_Dataset excerpt:_

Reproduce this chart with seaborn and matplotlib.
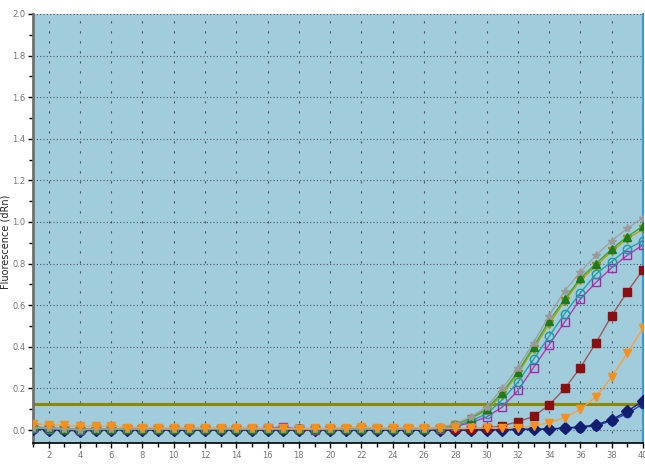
import matplotlib
matplotlib.use('Agg')
import matplotlib.pyplot as plt
import seaborn as sns
import pandas as pd
from matplotlib.ticker import MultipleLocator

cycles = list(range(1, 41))

gray_vals = [0.012, 0.008, 0.006, 0.002, 0.004, 0.006, 0.004, 0.004, 0.004, 0.004,
             0.004, 0.005, 0.005, 0.004, 0.004, 0.003, 0.006, 0.004, 0.003, 0.004,
             0.004, 0.005, 0.005, 0.004, 0.004, 0.005, 0.012, 0.030, 0.063, 0.110,
             0.200, 0.300, 0.420, 0.550, 0.670, 0.760, 0.840, 0.910, 0.970, 1.020]
green_vals = [0.015, 0.010, 0.006, 0.003, 0.005, 0.006, 0.004, 0.004, 0.004, 0.004,
              0.004, 0.004, 0.005, 0.004, 0.004, 0.003, 0.005, 0.004, 0.003, 0.004,
              0.004, 0.004, 0.005, 0.004, 0.004, 0.005, 0.010, 0.028, 0.058, 0.100,
              0.180, 0.280, 0.400, 0.525, 0.630, 0.730, 0.800, 0.870, 0.930, 0.980]
olive_vals = [0.014, 0.009, 0.006, 0.003, 0.004, 0.005, 0.004, 0.004, 0.004, 0.004,
              0.004, 0.004, 0.004, 0.004, 0.004, 0.003, 0.005, 0.004, 0.003, 0.004,
              0.004, 0.004, 0.004, 0.004, 0.004, 0.004, 0.010, 0.025, 0.055, 0.095,
              0.170, 0.270, 0.390, 0.510, 0.620, 0.720, 0.790, 0.860, 0.920, 0.965]
cyan_vals = [0.010, 0.007, 0.005, 0.001, 0.004, 0.005, 0.004, 0.004, 0.004, 0.004,
             0.004, 0.004, 0.004, 0.004, 0.004, 0.003, 0.005, 0.004, 0.003, 0.004,
             0.004, 0.004, 0.004, 0.004, 0.004, 0.004, 0.008, 0.020, 0.045, 0.077,
             0.145, 0.230, 0.340, 0.450, 0.560, 0.660, 0.750, 0.810, 0.870, 0.910]
magenta_vals = [0.008, 0.006, 0.004, 0.000, 0.003, 0.004, 0.003, 0.003, 0.003, 0.003,
                0.003, 0.004, 0.004, 0.003, 0.003, 0.008, 0.015, 0.003, 0.002, 0.003,
                0.003, 0.004, 0.004, 0.003, 0.003, 0.004, 0.006, 0.018, 0.035, 0.063,
                0.110, 0.190, 0.300, 0.410, 0.520, 0.630, 0.710, 0.780, 0.840, 0.890]
darkred_vals = [0.012, 0.008, 0.005, 0.002, 0.004, 0.005, 0.004, 0.004, 0.004, 0.004,
                0.004, 0.004, 0.004, 0.004, 0.004, 0.003, 0.005, 0.004, 0.003, 0.004,
                0.004, 0.004, 0.004, 0.004, 0.004, 0.004, 0.004, 0.005, 0.006, 0.010,
                0.020, 0.040, 0.065, 0.120, 0.200, 0.300, 0.420, 0.550, 0.665, 0.770]
orange_vals = [0.030, 0.025, 0.022, 0.018, 0.018, 0.020, 0.012, 0.012, 0.010, 0.010,
               0.010, 0.010, 0.010, 0.010, 0.010, 0.008, 0.008, 0.006, 0.008, 0.008,
               0.012, 0.014, 0.010, 0.010, 0.012, 0.010, 0.010, 0.008, 0.008, 0.010,
               0.010, 0.012, 0.020, 0.035, 0.060, 0.100, 0.160, 0.255, 0.370, 0.490]
navy_vals = [0.005, 0.002, 0.000, -0.005, 0.000, 0.002, 0.000, 0.000, 0.000, 0.000,
             0.000, 0.000, 0.000, 0.000, 0.000, 0.000, 0.000, 0.000, 0.000, 0.000,
             0.000, 0.000, 0.000, 0.000, 0.000, 0.000, 0.000, 0.000, 0.000, 0.002,
             0.002, 0.003, 0.004, 0.005, 0.010, 0.015, 0.025, 0.050, 0.090, 0.140]
blue_vals = [0.004, 0.002, 0.000, -0.004, 0.000, 0.001, 0.000, 0.000, 0.000, 0.000,
             0.000, 0.000, 0.000, 0.000, 0.000, 0.000, 0.000, 0.000, 0.000, 0.000,
             0.000, 0.000, 0.000, 0.000, 0.000, 0.000, 0.000, 0.000, 0.000, 0.001,
             0.001, 0.002, 0.003, 0.004, 0.008, 0.012, 0.020, 0.045, 0.080, 0.125]

threshold = 0.127

# name, values, line colour, marker, marker face, marker edge
series = [
    ('blue', blue_vals, '#2a3fb8', 'o', '#1f2f9a', '#1f2f9a'),
    ('navy', navy_vals, '#1a2680', 'D', '#141e70', '#141e70'),
    ('darkred', darkred_vals, '#9a5a60', 's', '#8a0f10', '#8a0f10'),
    ('magenta', magenta_vals, '#b03cb0', 's', 'none', '#a02aa8'),
    ('cyan', cyan_vals, '#22a3ad', 'o', 'none', '#1a9aa6'),
    ('olive', olive_vals, '#b8a400', 'v', '#c0a000', '#a08800'),
    ('green', green_vals, '#3aa83a', '^', '#1e7a1e', '#1e7a1e'),
    ('gray', gray_vals, '#a0a0a0', '*', '#9a9a9a', '#9a9a9a'),
    ('orange', orange_vals, '#f7a040', 'v', '#f7901a', '#f7901a'),
]

fig = plt.figure(figsize=(6.45, 4.72), dpi=100)
ax = fig.add_axes([33 / 645, 29 / 472, 610 / 645, 429 / 472])
ax.set_facecolor('#a0ccdc')

for name, vals, col, mk, mfc, mec in series:
    sns.lineplot(x=cycles, y=vals, ax=ax, color=col, lw=1.0, marker=mk,
                 markersize=6, markerfacecolor=mfc, markeredgecolor=mec,
                 markeredgewidth=1.0, zorder=3)

ax.axhline(threshold, color='#8c8800', lw=2.2, zorder=2)

ax.set_xlim(1, 40)
ax.set_ylim(-0.0625, 2.0)
ax.xaxis.set_major_locator(MultipleLocator(2))
ax.xaxis.set_minor_locator(MultipleLocator(1))
ax.yaxis.set_major_locator(MultipleLocator(0.2))
ax.yaxis.set_minor_locator(MultipleLocator(0.1))
ax.set_xticks(range(2, 41, 2))
ax.set_yticks([round(v * 0.2, 1) for v in range(11)])
ax.set_yticklabels([f'{round(v * 0.2, 1):.1f}' for v in range(11)])

ax.grid(axis='y', which='major', color='#4a5a66', ls=(0, (1, 2)), lw=0.8)
ax.grid(axis='x', which='major', color='#4a5a66', ls=(0, (2, 7)), lw=0.8)
ax.set_axisbelow(True)

ax.tick_params(axis='both', which='both', direction='out', colors='black',
               labelcolor='#777777', labelsize=6, pad=2)
ax.tick_params(axis='both', which='major', length=3.5, width=1)
ax.tick_params(axis='both', which='minor', length=3, width=1)

ax.spines['top'].set_visible(False)
ax.spines['left'].set_color('#707070')
ax.spines['left'].set_linewidth(2)
ax.spines['bottom'].set_color('black')
ax.spines['bottom'].set_linewidth(1.2)
ax.spines['right'].set_color('#3a9ae0')
ax.spines['right'].set_linewidth(1.5)

ax.set_ylabel('Fluorescence (dRn)', fontsize=7, color='#222222')
ax.yaxis.set_label_coords(-0.037, 0.47)
ax.set_xlabel('Cycles', fontsize=7, color='#222222')
ax.xaxis.set_label_coords(0.395, -0.085)

fig.savefig('out.png', dpi=100)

_Exercise objective:_ Repeat the listing above up to and including the line with "cycles = list(range(1, 41))", starting from its first line. Drop any pictures.

_Reply to the task:_
Reproduce this chart with seaborn and matplotlib.
import matplotlib
matplotlib.use('Agg')
import matplotlib.pyplot as plt
import seaborn as sns
import pandas as pd
from matplotlib.ticker import MultipleLocator

cycles = list(range(1, 41))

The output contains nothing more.